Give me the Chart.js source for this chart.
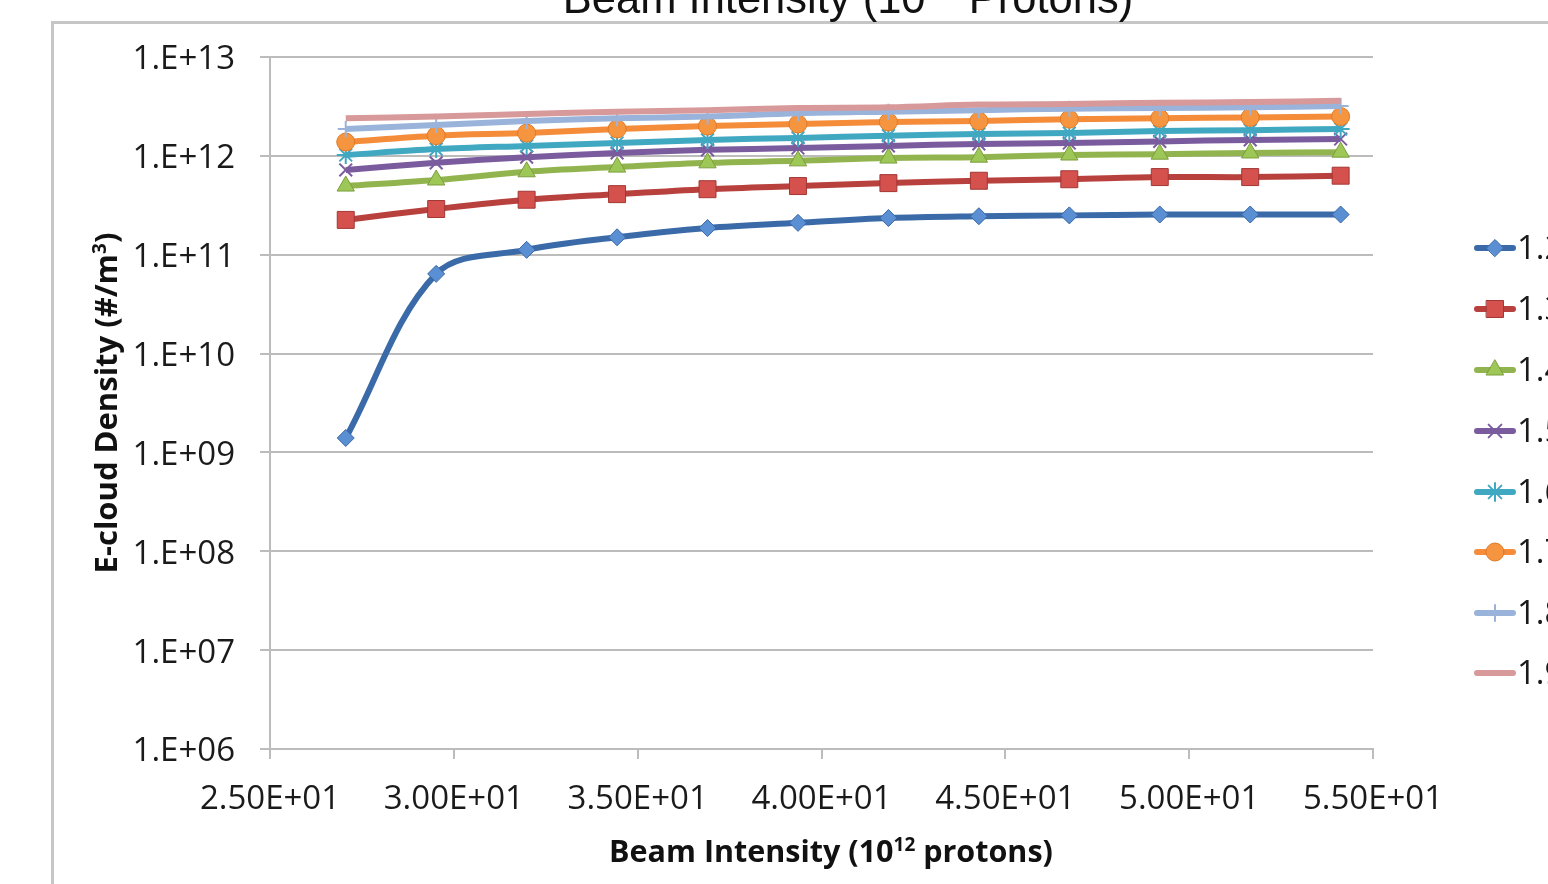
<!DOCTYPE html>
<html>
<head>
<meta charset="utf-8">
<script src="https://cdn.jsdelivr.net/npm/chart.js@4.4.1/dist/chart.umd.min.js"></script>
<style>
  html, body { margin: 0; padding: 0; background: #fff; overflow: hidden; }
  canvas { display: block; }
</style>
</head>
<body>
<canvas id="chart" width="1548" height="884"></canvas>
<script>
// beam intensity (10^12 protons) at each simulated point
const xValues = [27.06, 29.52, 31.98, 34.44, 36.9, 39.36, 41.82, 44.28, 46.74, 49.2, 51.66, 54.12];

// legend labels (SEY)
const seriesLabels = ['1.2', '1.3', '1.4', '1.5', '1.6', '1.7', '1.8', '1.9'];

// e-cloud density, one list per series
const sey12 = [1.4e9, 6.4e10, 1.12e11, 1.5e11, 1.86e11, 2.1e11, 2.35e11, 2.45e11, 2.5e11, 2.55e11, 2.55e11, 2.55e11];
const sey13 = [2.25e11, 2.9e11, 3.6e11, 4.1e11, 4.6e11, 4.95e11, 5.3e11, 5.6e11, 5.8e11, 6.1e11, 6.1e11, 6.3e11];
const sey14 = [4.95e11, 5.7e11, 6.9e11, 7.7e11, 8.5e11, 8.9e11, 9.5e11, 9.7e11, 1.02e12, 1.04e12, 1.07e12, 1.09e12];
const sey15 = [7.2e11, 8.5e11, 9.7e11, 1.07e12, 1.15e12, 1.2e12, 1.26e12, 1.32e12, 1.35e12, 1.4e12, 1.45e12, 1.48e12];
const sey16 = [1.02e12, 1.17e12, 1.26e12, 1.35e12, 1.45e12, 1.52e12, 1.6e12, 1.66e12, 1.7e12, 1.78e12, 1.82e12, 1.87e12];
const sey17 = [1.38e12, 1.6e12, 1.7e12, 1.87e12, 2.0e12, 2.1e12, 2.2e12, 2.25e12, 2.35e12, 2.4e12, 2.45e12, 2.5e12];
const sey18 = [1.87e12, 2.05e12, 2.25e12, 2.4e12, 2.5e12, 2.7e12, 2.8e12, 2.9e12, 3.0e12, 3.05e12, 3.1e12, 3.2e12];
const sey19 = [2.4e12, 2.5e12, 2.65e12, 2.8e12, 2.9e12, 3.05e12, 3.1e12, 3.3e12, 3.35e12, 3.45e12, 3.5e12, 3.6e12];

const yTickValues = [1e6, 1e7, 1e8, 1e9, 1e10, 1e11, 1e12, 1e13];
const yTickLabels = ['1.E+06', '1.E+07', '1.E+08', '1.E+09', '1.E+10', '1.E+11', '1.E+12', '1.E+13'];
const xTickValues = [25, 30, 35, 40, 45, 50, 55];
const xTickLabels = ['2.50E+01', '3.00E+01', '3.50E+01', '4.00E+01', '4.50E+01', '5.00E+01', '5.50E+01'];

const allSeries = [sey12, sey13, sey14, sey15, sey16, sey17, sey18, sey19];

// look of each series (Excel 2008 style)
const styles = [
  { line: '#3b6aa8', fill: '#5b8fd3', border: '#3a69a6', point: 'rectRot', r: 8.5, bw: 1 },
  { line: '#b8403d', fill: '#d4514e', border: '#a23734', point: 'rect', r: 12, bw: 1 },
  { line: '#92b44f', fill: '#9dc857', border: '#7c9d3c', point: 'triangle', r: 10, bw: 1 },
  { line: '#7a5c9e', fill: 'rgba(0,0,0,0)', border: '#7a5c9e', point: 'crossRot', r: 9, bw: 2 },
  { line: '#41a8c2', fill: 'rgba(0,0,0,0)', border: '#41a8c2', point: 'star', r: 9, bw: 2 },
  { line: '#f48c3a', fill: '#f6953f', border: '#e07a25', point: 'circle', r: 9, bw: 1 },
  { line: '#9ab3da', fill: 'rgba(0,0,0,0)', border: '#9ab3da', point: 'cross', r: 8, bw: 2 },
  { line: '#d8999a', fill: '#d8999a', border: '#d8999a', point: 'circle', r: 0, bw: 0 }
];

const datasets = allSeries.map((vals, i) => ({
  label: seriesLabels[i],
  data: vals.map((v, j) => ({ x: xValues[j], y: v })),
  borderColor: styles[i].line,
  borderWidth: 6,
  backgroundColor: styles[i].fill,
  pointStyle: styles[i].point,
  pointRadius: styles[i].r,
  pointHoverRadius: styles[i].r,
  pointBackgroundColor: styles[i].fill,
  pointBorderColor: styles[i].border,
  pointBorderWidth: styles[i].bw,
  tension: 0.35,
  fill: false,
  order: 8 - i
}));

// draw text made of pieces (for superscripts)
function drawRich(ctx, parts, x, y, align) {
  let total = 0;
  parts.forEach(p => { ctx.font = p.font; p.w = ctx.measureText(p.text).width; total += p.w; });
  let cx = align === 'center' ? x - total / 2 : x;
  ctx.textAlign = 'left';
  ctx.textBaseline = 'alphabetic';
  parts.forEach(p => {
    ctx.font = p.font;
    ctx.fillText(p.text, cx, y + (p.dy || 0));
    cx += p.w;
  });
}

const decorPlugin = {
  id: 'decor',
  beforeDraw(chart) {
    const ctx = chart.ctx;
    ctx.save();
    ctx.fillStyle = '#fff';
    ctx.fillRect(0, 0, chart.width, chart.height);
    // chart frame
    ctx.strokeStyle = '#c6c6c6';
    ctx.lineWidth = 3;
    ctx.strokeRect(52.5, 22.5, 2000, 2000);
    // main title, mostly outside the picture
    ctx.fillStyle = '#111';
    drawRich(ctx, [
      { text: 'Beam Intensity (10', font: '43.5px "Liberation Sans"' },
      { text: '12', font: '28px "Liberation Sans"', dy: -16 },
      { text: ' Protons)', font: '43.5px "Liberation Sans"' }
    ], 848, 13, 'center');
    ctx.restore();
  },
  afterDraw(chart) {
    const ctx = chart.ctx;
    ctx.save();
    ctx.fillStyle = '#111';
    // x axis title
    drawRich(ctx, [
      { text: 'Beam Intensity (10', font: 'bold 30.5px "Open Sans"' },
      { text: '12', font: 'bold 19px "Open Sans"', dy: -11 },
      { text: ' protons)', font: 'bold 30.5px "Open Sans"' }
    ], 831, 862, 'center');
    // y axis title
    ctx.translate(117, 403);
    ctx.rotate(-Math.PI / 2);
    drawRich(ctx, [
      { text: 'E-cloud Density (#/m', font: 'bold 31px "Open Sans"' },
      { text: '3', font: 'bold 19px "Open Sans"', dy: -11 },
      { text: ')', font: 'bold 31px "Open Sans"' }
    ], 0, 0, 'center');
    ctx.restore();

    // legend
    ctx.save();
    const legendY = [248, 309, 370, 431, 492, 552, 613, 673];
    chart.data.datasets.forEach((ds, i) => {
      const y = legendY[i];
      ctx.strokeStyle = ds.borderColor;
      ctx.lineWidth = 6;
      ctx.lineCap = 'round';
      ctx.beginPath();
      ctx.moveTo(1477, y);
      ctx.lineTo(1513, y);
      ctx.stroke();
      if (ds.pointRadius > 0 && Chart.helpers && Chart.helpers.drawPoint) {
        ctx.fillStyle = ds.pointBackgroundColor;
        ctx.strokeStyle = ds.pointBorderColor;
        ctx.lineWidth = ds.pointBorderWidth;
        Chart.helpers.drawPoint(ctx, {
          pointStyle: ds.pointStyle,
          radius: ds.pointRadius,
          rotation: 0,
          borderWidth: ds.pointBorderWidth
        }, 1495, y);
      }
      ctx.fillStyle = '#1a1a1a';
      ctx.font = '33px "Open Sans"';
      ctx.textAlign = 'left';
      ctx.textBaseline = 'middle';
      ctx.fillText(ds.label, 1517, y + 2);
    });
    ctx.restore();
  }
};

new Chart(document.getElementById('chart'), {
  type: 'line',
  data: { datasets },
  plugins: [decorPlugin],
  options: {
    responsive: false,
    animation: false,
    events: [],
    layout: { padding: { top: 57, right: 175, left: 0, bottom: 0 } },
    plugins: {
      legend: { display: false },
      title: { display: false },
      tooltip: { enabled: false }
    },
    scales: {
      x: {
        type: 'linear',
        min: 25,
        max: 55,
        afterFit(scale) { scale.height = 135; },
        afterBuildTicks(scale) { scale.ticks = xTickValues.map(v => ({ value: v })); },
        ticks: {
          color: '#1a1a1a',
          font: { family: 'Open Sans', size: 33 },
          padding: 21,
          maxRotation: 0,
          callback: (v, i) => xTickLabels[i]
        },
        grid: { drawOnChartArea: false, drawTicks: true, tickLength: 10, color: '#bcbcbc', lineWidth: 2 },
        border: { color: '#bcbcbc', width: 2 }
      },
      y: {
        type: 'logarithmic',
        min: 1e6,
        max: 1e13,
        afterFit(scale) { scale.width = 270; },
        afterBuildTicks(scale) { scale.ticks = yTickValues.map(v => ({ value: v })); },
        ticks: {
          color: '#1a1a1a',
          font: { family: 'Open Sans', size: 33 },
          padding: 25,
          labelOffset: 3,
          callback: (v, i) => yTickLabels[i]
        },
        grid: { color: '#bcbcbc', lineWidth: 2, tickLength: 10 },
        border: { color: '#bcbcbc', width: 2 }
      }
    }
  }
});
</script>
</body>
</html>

*Problem details:* Leave out the pictures and restate, word for word, the lines from the top of the data through the line containing "sey17, sey18, sey19];", both included.

*Problem solution:*
Give me the Chart.js source for this chart.
<!DOCTYPE html>
<html>
<head>
<meta charset="utf-8">
<script src="https://cdn.jsdelivr.net/npm/chart.js@4.4.1/dist/chart.umd.min.js"></script>
<style>
  html, body { margin: 0; padding: 0; background: #fff; overflow: hidden; }
  canvas { display: block; }
</style>
</head>
<body>
<canvas id="chart" width="1548" height="884"></canvas>
<script>
// beam intensity (10^12 protons) at each simulated point
const xValues = [27.06, 29.52, 31.98, 34.44, 36.9, 39.36, 41.82, 44.28, 46.74, 49.2, 51.66, 54.12];

// legend labels (SEY)
const seriesLabels = ['1.2', '1.3', '1.4', '1.5', '1.6', '1.7', '1.8', '1.9'];

// e-cloud density, one list per series
const sey12 = [1.4e9, 6.4e10, 1.12e11, 1.5e11, 1.86e11, 2.1e11, 2.35e11, 2.45e11, 2.5e11, 2.55e11, 2.55e11, 2.55e11];
const sey13 = [2.25e11, 2.9e11, 3.6e11, 4.1e11, 4.6e11, 4.95e11, 5.3e11, 5.6e11, 5.8e11, 6.1e11, 6.1e11, 6.3e11];
const sey14 = [4.95e11, 5.7e11, 6.9e11, 7.7e11, 8.5e11, 8.9e11, 9.5e11, 9.7e11, 1.02e12, 1.04e12, 1.07e12, 1.09e12];
const sey15 = [7.2e11, 8.5e11, 9.7e11, 1.07e12, 1.15e12, 1.2e12, 1.26e12, 1.32e12, 1.35e12, 1.4e12, 1.45e12, 1.48e12];
const sey16 = [1.02e12, 1.17e12, 1.26e12, 1.35e12, 1.45e12, 1.52e12, 1.6e12, 1.66e12, 1.7e12, 1.78e12, 1.82e12, 1.87e12];
const sey17 = [1.38e12, 1.6e12, 1.7e12, 1.87e12, 2.0e12, 2.1e12, 2.2e12, 2.25e12, 2.35e12, 2.4e12, 2.45e12, 2.5e12];
const sey18 = [1.87e12, 2.05e12, 2.25e12, 2.4e12, 2.5e12, 2.7e12, 2.8e12, 2.9e12, 3.0e12, 3.05e12, 3.1e12, 3.2e12];
const sey19 = [2.4e12, 2.5e12, 2.65e12, 2.8e12, 2.9e12, 3.05e12, 3.1e12, 3.3e12, 3.35e12, 3.45e12, 3.5e12, 3.6e12];

const yTickValues = [1e6, 1e7, 1e8, 1e9, 1e10, 1e11, 1e12, 1e13];
const yTickLabels = ['1.E+06', '1.E+07', '1.E+08', '1.E+09', '1.E+10', '1.E+11', '1.E+12', '1.E+13'];
const xTickValues = [25, 30, 35, 40, 45, 50, 55];
const xTickLabels = ['2.50E+01', '3.00E+01', '3.50E+01', '4.00E+01', '4.50E+01', '5.00E+01', '5.50E+01'];

const allSeries = [sey12, sey13, sey14, sey15, sey16, sey17, sey18, sey19];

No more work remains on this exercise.